Moffat County Tourism Association Director Marilynn Hill testified to the PUC about the jobs that could be lost because of the bill.

“(The plans) threaten not only mining jobs, but the long-term health of Colorado,” she said. “Mining jobs do not exist in a vacuum — for these jobs (are) the life blood of our communities because of the community foundation they provide. If jobs are lost, families will be devastated.”

Hill said much of Northwest Colorado’s economic activity exists because of the “trickle down effects of these jobs.”

“The lodging industry … retail industry (and) schools all are interconnected and all will suffer, some more and some to the point where they will completely disappear,” she said.
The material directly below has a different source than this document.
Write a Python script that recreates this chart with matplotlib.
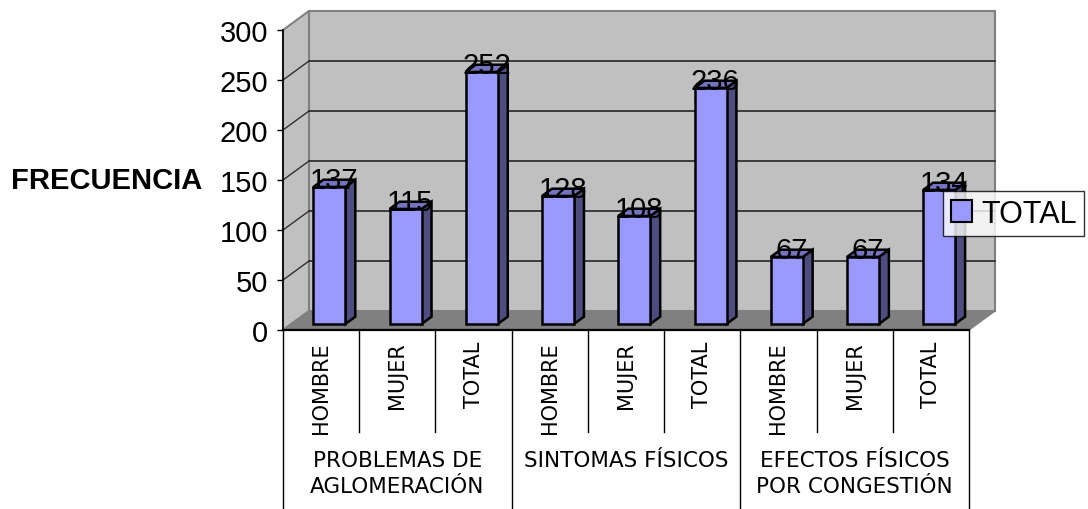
import matplotlib.pyplot as plt
from matplotlib.patches import Polygon, Patch

# frecuencias por grupo y sexo
grupos = ["PROBLEMAS DE\nAGLOMERACIÓN", "SINTOMAS FÍSICOS", "EFECTOS FÍSICOS\nPOR CONGESTIÓN"]
sexos = ["HOMBRE", "MUJER", "TOTAL"]
valores = [137, 115, 252, 128, 108, 236, 67, 67, 134]
serie = "TOTAL"
yticks = [0, 50, 100, 150, 200, 250, 300]

fig = plt.figure(figsize=(10.88, 5.10), dpi=100)
W, H = 1088, 510
# front plane of the 3d box, in pixels
x_left, x_right, y_zero, y_top = 283, 969, 331, 31
ax = fig.add_axes([x_left / W, (H - y_zero) / H, (x_right - x_left) / W, (y_zero - y_top) / H])
n = len(valores)
ax.set_xlim(0, n)
ax.set_ylim(0, 300)

px_x = (x_right - x_left) / n   # pixels per category
DX, DY = 26, 19                 # depth of the box in pixels


def depth(d):
    return d * DX / px_x, d * DY


def poly(pts, fc, ec, lw, z):
    ax.add_patch(Polygon(pts, closed=True, facecolor=fc, edgecolor=ec,
                         linewidth=lw, zorder=z, clip_on=False))


gris = "#c0c0c0"
gris_osc = "#808080"
sx, sy = depth(1)

# walls and floor
poly([(sx, sy), (n + sx, sy), (n + sx, 300 + sy), (sx, 300 + sy)], gris, gris_osc, 1.5, 1)
poly([(0, 0), (sx, sy), (sx, 300 + sy), (0, 300)], gris, gris_osc, 1.5, 1)
poly([(0, 0), (n, 0), (n + sx, sy), (sx, sy)], gris_osc, gris_osc, 1, 1)

for v in yticks[1:-1]:
    ax.plot([sx, n + sx], [v + sy, v + sy], color="#303030", lw=1.3, zorder=2, clip_on=False)
    ax.plot([0, sx], [v, v + sy], color="#303030", lw=1, zorder=2, clip_on=False)

# bars
frente = "#9999ff"
techo = "#7373c0"
lado = "#4d4d80"
w = 32 / px_x
d0, d1 = 0.32, 0.70
ax0, ay0 = depth(d0)
ax1, ay1 = depth(d1)
for i, v in enumerate(valores):
    x0 = i + 0.5 - w / 2
    x1 = x0 + w
    poly([(x1 + ax0, ay0), (x1 + ax1, ay1), (x1 + ax1, v + ay1), (x1 + ax0, v + ay0)], lado, "black", 1.8, 3)
    poly([(x0 + ax0, v + ay0), (x1 + ax0, v + ay0), (x1 + ax1, v + ay1), (x0 + ax1, v + ay1)], techo, "black", 1.8, 3)
    poly([(x0 + ax0, ay0), (x1 + ax0, ay0), (x1 + ax0, v + ay0), (x0 + ax0, v + ay0)], frente, "black", 1.8, 4)
    mx, my = depth(0.5)
    ax.text(i + 0.5 + mx, v + my + 3, str(v), ha="center", va="center",
            fontsize=21, family="Liberation Sans", zorder=6)

# axes: only the value axis and the floor edge
for s in ["top", "right"]:
    ax.spines[s].set_visible(False)
ax.spines["left"].set_zorder(5)
ax.spines["bottom"].set_zorder(5)
ax.spines["left"].set_linewidth(1.2)
ax.spines["bottom"].set_linewidth(1.6)
ax.set_xticks([])
ax.set_yticks(yticks)
ax.tick_params(axis="y", direction="out", length=4.5, width=1, pad=6)
for t in ax.get_yticklabels():
    t.set_fontsize(21)
    t.set_family("Liberation Sans")
ax.patch.set_visible(False)

# category table under the floor
bottom = -(H - y_zero)
for k in range(n + 1):
    y_end = bottom if k % 3 == 0 else -102
    ax.plot([k, k], [0, y_end], color="black", lw=1, clip_on=False, zorder=5)
for i in range(n):
    ax.text(i + 0.5, -11, sexos[i % 3], rotation=90, ha="center", va="top",
            fontsize=15, family="DejaVu Sans")
for g, nombre in enumerate(grupos):
    ax.text(g * 3 + 1.5, -120, nombre, ha="center", va="top", fontsize=15.5,
            family="DejaVu Sans", linespacing=1.4, multialignment="center")

fig.text(202 / W, 1 - 181 / H, "FRECUENCIA", ha="right", va="center",
         fontsize=21, fontweight="bold", family="Liberation Sans")

leg = fig.legend(handles=[Patch(facecolor=frente, edgecolor="black", linewidth=1.5, label=serie)],
                 loc="upper left", bbox_to_anchor=(943 / W, 1 - 192 / H),
                 bbox_transform=fig.transFigure, frameon=True, fancybox=False,
                 prop={"family": "Liberation Sans", "size": 22},
                 handlelength=0.7, handleheight=0.7, handletextpad=0.3,
                 borderpad=0.25, borderaxespad=0)
leg.get_frame().set_edgecolor("black")
leg.get_frame().set_linewidth(1)
leg.set_zorder(10)

fig.savefig("out.png", dpi=100)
Craig/Moffat Economic Development Partnership Director Darcy Trask asked the PUC to deny Xcel’s plans on the grounds they do not address the economic impacts to coal mining communities.
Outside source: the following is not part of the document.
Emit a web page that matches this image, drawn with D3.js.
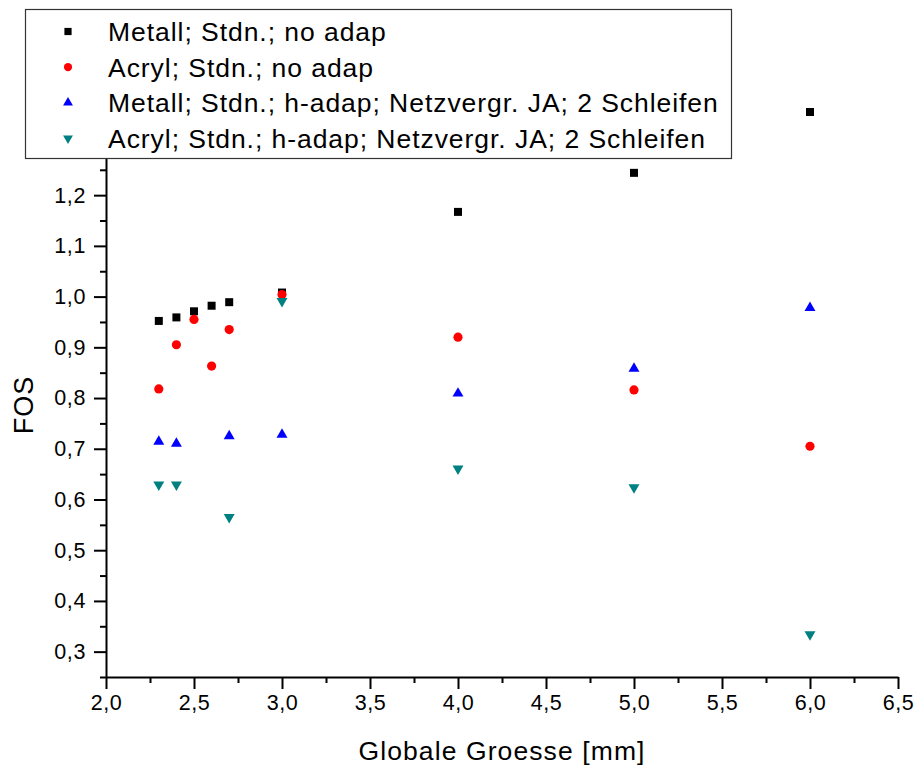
<!DOCTYPE html>
<html>
<head>
<meta charset="utf-8">
<script src="https://cdn.jsdelivr.net/npm/d3@7/dist/d3.min.js"></script>
<style>
  html, body { margin: 0; padding: 0; background: #fff; }
  svg { display: block; font-family: Arial, "Liberation Sans", sans-serif; }
</style>
</head>
<body>
<svg id="chart" width="919" height="769"></svg>
<script>
// data
var seriesNames = [
  'Metall; Stdn.; no adap',
  'Acryl; Stdn.; no adap',
  'Metall; Stdn.; h-adap; Netzvergr. JA; 2 Schleifen',
  'Acryl; Stdn.; h-adap; Netzvergr. JA; 2 Schleifen'
];
var metallNoX = [2.3, 2.4, 2.5, 2.6, 2.7, 3.0, 4.0, 5.0, 6.0];
var metallNoY = [0.952, 0.959, 0.971, 0.982, 0.989, 1.008, 1.167, 1.244, 1.364];
var acrylNoX = [2.3, 2.4, 2.5, 2.6, 2.7, 3.0, 4.0, 5.0, 6.0];
var acrylNoY = [0.818, 0.905, 0.955, 0.863, 0.935, 1.004, 0.920, 0.816, 0.705];
var metallHX = [2.3, 2.4, 2.7, 3.0, 4.0, 5.0, 6.0];
var metallHY = [0.716, 0.712, 0.727, 0.730, 0.811, 0.860, 0.980];
var acrylHX = [2.3, 2.4, 2.7, 3.0, 4.0, 5.0, 6.0];
var acrylHY = [0.627, 0.627, 0.563, 0.989, 0.659, 0.622, 0.332];
var xTicks = [2.0, 2.5, 3.0, 3.5, 4.0, 4.5, 5.0, 5.5, 6.0, 6.5];
var yTicks = [0.3, 0.4, 0.5, 0.6, 0.7, 0.8, 0.9, 1.0, 1.1, 1.2, 1.3, 1.4];

var colors = ['#000000', '#ff0000', '#0000ff', '#008080'];
var shapes = ['square', 'circle', 'up', 'down'];

var svg = d3.select('#chart');
var x = d3.scaleLinear().domain([2.0, 6.5]).range([106, 898]);
var y = d3.scaleLinear().domain([0.25, 1.5]).range([677, 43]);

var loc = d3.formatLocale({ decimal: ',', thousands: '.', grouping: [3], currency: ['', '']});
var fmt = loc.format('.1f');

function minorVals(ticks, step) {
  var out = [];
  for (var i = 0; i < ticks.length; i++) out.push(+(ticks[i] + step / 2).toFixed(3));
  out.unshift(+(ticks[0] - step / 2).toFixed(3));
  return out;
}

// minor ticks
var xMinor = minorVals(xTicks, 0.5).filter(function(v){ return v > 2.0 && v < 6.5; });
svg.append('g').attr('transform', 'translate(0,677)')
  .call(d3.axisBottom(x).tickValues(xMinor).tickSize(6).tickFormat('').tickSizeOuter(0))
  .call(function(g){ g.select('.domain').remove(); });
var yMinor = minorVals(yTicks, 0.1).filter(function(v){ return v >= 0.25 && v < 1.5; });
svg.append('g').attr('transform', 'translate(106,0)')
  .call(d3.axisLeft(y).tickValues(yMinor).tickSize(6).tickFormat('').tickSizeOuter(0))
  .call(function(g){ g.select('.domain').remove(); });

// major axes
var gx = svg.append('g').attr('transform', 'translate(0,677)')
  .call(d3.axisBottom(x).tickValues(xTicks).tickSize(12).tickSizeOuter(0).tickPadding(6).tickFormat(fmt));
var gy = svg.append('g').attr('transform', 'translate(106,0)')
  .call(d3.axisLeft(y).tickValues(yTicks).tickSize(12).tickSizeOuter(0).tickPadding(8).tickFormat(fmt));

svg.selectAll('.tick line, .domain').attr('stroke', '#000').attr('stroke-width', 2);
svg.selectAll('.tick text').attr('font-size', 21.5).attr('fill', '#000')
  .attr('letter-spacing', 0.6)
  .attr('font-family', 'Arial, "Liberation Sans", sans-serif');

// axis titles
svg.append('text').attr('x', 502).attr('y', 760).attr('text-anchor', 'middle')
  .attr('font-size', 26.5).attr('letter-spacing', 1.1).text('Globale Groesse [mm]');
svg.append('text').attr('transform', 'translate(33,405) rotate(-90)').attr('text-anchor', 'middle')
  .attr('font-size', 27).attr('letter-spacing', 1).text('FOS');

function symbolPath(shape) {
  if (shape === 'square') return d3.symbol(d3.symbolSquare, 64)();
  if (shape === 'circle') return d3.symbol(d3.symbolCircle, 66)();
  return d3.symbol(d3.symbolTriangle, 52)();
}

var series = [
  { xs: metallNoX, ys: metallNoY },
  { xs: acrylNoX, ys: acrylNoY },
  { xs: metallHX, ys: metallHY },
  { xs: acrylHX, ys: acrylHY }
];

var plot = svg.append('g');
series.forEach(function(s, i){
  var pts = s.xs.map(function(v, j){ return [v, s.ys[j]]; });
  plot.selectAll('.m' + i).data(pts).enter().append('path')
    .attr('d', symbolPath(shapes[i]))
    .attr('fill', colors[i])
    .attr('transform', function(d){
      var t = 'translate(' + x(d[0]) + ',' + y(d[1]) + ')';
      if (shapes[i] === 'down') t += ' rotate(180)';
      if (shapes[i] === 'up' || shapes[i] === 'down') t += ' translate(0,1)';
      return t;
    });
});

// legend
var leg = svg.append('g');
leg.append('rect').attr('x', 25.5).attr('y', 9.5).attr('width', 706).attr('height', 149)
  .attr('fill', '#fff').attr('stroke', '#333').attr('stroke-width', 1.2);
seriesNames.forEach(function(name, i){
  var cy = 31.5 + i * 35.6;
  var t = 'translate(68,' + cy + ')';
  if (shapes[i] === 'down') t += ' rotate(180)';
  leg.append('path').attr('d', symbolPath(shapes[i])).attr('fill', colors[i])
    .attr('transform', t + ' scale(0.9)');
  leg.append('text').attr('x', 108).attr('y', cy + 9.5).attr('font-size', 26.5)
    .attr('letter-spacing', 0.95).attr('fill', '#000').text(name);
});
</script>
</body>
</html>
“It has been said 1365 is about managing a policy issue from the 303 area code instead of the 202 area code,” she said. “I am here to remind you that Colorado has, in fact, three area codes — 303, 719 and 970.”

Trask said the PUC should deny the plans because increases in energy rates have not been fully studied.
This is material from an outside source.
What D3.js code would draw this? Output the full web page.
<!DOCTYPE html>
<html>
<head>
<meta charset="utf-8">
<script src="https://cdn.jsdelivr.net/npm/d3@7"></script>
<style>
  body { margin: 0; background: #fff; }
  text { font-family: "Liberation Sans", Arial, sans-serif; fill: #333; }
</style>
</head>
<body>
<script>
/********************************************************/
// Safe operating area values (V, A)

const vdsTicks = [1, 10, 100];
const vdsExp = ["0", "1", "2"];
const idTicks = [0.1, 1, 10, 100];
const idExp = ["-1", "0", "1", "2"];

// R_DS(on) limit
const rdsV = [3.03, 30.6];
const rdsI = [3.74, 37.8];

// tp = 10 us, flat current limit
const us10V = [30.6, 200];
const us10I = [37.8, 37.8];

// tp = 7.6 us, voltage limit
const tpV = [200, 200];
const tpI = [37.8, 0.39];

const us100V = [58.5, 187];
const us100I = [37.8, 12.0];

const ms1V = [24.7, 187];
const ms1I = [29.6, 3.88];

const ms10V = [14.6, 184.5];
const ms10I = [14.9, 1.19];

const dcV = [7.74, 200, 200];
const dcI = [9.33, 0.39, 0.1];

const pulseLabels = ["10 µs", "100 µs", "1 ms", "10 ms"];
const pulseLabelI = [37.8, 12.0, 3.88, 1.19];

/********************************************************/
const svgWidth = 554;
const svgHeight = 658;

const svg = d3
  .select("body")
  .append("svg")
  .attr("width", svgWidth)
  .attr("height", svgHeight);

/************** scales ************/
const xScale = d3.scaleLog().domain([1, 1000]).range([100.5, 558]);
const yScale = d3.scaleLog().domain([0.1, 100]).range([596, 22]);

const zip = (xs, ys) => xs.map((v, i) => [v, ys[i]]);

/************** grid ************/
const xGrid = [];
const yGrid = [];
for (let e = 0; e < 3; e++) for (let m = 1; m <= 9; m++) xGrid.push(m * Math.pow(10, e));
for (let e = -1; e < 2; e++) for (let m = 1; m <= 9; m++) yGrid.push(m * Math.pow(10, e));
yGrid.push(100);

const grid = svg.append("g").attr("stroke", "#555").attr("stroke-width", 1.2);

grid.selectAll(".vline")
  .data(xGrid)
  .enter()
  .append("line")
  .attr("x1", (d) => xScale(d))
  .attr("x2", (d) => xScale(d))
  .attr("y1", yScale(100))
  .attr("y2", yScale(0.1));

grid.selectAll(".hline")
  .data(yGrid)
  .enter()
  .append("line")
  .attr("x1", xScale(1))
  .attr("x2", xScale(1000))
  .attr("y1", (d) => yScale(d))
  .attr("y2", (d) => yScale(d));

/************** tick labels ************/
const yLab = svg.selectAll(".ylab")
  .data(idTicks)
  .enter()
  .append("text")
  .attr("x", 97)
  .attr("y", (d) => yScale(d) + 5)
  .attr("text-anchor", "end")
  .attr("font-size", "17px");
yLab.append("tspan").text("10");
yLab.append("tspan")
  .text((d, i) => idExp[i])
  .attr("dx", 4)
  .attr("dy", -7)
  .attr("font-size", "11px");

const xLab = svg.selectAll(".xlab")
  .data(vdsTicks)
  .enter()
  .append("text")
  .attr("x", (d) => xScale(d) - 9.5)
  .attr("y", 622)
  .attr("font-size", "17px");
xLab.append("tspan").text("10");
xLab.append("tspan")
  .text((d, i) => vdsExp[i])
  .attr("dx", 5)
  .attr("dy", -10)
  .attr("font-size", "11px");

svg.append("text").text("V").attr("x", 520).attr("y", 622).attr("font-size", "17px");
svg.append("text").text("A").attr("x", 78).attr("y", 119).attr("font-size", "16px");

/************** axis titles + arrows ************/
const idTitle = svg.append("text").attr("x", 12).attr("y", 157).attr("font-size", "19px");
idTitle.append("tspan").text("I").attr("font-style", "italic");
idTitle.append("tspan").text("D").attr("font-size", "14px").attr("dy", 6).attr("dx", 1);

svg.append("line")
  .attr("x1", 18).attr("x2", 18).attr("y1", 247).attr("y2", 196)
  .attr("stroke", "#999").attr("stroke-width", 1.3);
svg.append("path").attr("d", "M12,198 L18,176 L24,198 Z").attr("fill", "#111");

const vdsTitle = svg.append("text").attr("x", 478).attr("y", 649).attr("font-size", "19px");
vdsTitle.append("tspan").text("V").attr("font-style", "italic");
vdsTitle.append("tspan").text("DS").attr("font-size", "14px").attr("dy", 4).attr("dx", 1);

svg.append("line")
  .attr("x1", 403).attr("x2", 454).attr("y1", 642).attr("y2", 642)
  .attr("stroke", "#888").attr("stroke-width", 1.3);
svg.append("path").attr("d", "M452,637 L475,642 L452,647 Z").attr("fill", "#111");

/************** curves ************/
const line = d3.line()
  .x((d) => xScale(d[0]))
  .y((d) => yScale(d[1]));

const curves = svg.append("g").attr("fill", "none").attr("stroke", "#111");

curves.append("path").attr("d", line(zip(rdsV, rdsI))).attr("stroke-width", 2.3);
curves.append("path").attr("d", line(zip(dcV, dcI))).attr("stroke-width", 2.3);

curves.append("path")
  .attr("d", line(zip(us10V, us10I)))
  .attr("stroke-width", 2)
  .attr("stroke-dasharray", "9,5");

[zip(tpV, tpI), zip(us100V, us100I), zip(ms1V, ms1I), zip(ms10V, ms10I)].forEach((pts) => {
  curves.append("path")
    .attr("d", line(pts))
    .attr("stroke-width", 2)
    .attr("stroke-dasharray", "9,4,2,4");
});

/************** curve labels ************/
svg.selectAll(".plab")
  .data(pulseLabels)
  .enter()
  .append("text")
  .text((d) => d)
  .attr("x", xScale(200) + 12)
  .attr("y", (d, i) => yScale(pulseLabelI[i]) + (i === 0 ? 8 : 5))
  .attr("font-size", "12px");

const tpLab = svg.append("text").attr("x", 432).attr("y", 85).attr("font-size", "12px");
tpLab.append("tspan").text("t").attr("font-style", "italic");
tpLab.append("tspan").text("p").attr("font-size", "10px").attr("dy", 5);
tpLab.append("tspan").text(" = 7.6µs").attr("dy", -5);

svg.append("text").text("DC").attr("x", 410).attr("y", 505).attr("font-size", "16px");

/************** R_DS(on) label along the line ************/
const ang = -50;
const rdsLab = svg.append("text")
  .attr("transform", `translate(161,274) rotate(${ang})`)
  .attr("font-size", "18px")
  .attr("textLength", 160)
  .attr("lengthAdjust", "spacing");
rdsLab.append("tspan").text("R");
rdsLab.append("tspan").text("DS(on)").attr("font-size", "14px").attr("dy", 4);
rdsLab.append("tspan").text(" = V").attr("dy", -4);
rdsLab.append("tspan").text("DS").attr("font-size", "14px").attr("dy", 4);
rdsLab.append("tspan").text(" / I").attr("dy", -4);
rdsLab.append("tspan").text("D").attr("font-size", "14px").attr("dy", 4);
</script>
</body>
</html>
“Right now there is wildly divergent economic impact data that suggest cost increases from anywhere from 1 percent to 50 percent, and that is a big difference,” she said.

Trask said the PUC should make decisions in favor of economic development and growth for businesses that depend on “reliable and affordable electricity.”

“As rates begin to climb, commercial users will see this important cost of doing business eat into profits,” she said. “Colorado will become less competitive and we will see jobs leave every part of the state.”

Moffat County resident Harry Peroulis urged the PUC to “use caution in your decision” during his testimony.

“You can’t un-ring a bell,” he said.

Peroulis said the state is relying on the PUC to “look out for all of us.”

Peroulis also advocated for the consideration of clean coal technology in Xcel’s plans.

“To say that this is coal’s fault, and it’s coal’s problem and it is all at the expense of coal that we ought to look to the future, I think we ought to consider that technology is as big as the stars,” he said.

Charles Thompson, a Craig resident and geologist, focused his testimony on advocating the use of clean coal technology, instead of the plans Xcel submitted.

Thompson said Northwest Colorado coal is “ideal” for clean coal technology because it “already meets many of these standards.”

“There are retrofits to coal-burning plants that can improve them,” he said. “In fact, I live in Craig, Colorado and I know that the plants there have been retrofitted. It is unfortunate that litigation is required for these things and sometimes litigation actually delays the implementation of these things.”

Moffat County resident Sherrie Knez said the effects of the bill will be “devastating” to Northwest Colorado’s economy.

“I feel like we are forgotten most of the time,” she said.

After testifying, Knez said she doubted the PUC would take the testimonies of the Northwest Colorado community into consideration.

“If not, they are pretending pretty well,” she said.